_EXERCISE AIM_
Search the records for the word "this" and report each line that has it.

_INPUT ROWS_
===

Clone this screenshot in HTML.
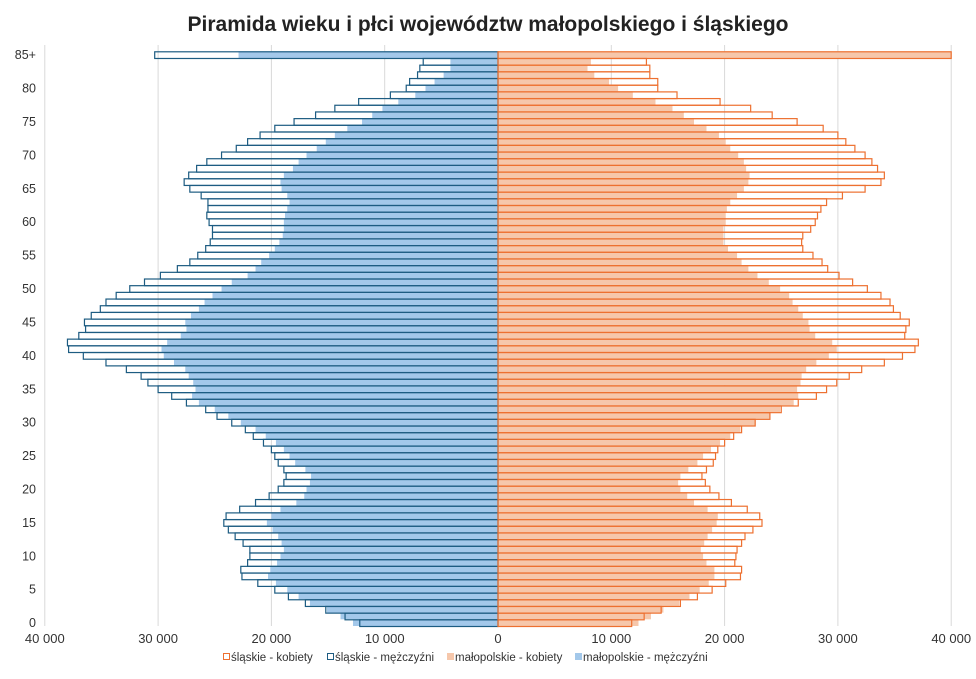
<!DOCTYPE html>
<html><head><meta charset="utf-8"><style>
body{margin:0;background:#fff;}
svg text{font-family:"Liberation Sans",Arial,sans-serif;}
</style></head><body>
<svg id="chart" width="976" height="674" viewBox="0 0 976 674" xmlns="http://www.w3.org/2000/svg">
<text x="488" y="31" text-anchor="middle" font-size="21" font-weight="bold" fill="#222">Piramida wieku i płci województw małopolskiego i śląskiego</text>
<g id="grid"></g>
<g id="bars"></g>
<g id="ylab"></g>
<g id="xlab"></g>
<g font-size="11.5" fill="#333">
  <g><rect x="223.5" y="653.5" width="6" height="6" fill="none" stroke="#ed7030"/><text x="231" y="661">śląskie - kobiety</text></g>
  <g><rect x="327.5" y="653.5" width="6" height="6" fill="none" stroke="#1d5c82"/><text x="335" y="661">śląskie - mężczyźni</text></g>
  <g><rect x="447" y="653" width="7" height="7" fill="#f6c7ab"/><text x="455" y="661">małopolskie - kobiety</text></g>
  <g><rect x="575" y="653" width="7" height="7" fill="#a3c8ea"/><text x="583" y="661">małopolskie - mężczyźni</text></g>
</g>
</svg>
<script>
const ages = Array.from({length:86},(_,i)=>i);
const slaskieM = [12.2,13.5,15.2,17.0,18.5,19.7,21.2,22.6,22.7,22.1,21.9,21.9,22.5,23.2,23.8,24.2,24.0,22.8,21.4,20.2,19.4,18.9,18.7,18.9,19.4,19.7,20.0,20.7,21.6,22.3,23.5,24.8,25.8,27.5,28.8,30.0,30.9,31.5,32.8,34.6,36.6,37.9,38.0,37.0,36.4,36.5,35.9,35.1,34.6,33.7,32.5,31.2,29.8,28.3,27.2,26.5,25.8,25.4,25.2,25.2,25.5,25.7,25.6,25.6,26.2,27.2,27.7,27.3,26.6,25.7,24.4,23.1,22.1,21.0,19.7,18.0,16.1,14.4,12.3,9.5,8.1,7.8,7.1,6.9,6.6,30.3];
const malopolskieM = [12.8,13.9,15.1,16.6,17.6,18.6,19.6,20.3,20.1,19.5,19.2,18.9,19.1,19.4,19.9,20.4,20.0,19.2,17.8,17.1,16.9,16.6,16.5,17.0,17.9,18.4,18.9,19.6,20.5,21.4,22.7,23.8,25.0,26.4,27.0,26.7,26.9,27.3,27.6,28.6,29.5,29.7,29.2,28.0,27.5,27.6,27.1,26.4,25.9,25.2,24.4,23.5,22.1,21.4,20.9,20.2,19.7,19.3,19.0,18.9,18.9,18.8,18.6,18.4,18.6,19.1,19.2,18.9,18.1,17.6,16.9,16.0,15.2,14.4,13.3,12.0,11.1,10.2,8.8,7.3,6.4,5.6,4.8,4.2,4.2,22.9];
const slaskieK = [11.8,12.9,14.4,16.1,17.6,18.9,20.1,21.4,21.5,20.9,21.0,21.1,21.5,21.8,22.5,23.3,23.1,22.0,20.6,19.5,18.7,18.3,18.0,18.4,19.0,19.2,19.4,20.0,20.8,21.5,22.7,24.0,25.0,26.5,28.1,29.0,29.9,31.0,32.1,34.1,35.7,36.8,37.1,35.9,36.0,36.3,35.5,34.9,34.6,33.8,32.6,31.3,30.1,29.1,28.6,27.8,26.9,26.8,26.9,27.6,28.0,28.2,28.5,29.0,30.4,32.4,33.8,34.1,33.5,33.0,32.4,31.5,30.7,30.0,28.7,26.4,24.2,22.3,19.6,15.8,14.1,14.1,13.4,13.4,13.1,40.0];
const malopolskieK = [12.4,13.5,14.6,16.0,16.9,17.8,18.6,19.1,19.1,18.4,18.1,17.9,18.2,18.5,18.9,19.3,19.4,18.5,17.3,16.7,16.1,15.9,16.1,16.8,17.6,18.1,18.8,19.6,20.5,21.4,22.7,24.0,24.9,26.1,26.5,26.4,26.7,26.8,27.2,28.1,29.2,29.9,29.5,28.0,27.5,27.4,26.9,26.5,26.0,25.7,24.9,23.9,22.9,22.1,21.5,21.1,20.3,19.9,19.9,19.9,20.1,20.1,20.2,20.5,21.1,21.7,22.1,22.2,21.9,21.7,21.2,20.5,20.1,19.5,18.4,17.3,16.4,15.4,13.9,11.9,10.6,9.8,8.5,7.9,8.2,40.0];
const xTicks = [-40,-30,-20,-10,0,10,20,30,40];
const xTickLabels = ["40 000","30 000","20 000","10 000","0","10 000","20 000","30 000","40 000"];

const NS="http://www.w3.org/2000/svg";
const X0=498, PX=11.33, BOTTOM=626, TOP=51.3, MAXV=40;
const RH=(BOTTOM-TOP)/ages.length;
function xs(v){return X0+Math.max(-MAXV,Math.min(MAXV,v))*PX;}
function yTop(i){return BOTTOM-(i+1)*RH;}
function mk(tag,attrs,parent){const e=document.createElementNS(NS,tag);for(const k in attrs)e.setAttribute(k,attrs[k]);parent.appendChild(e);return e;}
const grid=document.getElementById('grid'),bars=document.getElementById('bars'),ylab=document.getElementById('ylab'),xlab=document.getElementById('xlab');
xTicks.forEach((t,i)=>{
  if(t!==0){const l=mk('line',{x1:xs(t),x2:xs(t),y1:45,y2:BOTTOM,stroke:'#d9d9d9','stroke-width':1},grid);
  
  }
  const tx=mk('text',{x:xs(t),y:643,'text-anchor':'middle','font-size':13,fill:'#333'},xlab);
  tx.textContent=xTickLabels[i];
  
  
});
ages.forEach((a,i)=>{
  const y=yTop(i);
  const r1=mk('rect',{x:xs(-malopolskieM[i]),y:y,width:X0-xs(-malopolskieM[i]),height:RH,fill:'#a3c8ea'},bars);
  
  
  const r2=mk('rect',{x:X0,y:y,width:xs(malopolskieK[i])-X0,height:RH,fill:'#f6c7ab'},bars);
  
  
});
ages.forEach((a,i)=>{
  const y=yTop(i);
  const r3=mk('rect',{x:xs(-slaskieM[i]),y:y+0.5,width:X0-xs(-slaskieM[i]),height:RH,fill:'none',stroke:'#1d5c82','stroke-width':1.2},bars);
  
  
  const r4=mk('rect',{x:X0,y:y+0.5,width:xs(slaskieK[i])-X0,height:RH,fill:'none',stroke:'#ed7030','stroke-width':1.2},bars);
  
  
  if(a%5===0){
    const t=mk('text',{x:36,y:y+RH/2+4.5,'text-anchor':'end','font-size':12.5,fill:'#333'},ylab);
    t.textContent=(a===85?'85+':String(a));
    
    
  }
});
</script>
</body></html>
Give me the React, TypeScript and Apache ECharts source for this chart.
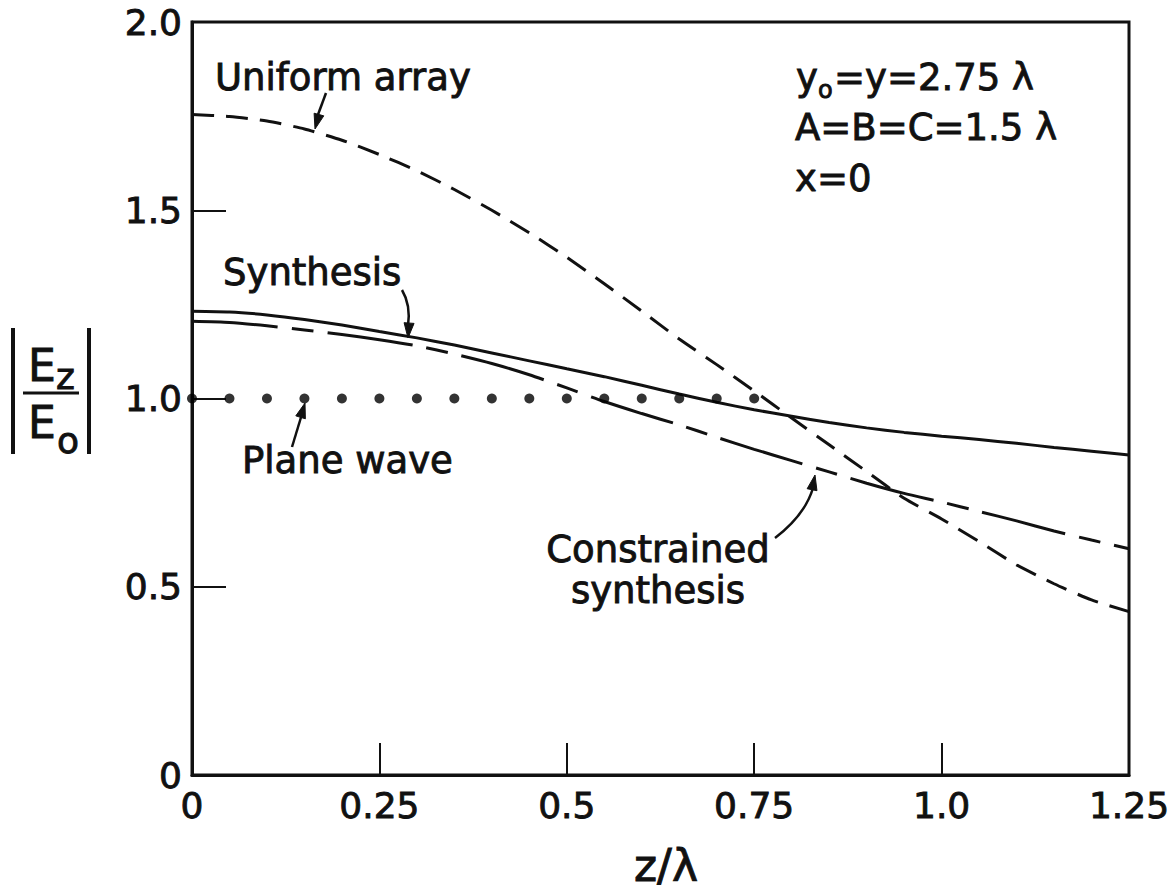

===

_COMPLETE RESPONSE_
Clone this screenshot in HTML.
Give me the React, TypeScript and Apache ECharts source for this chart.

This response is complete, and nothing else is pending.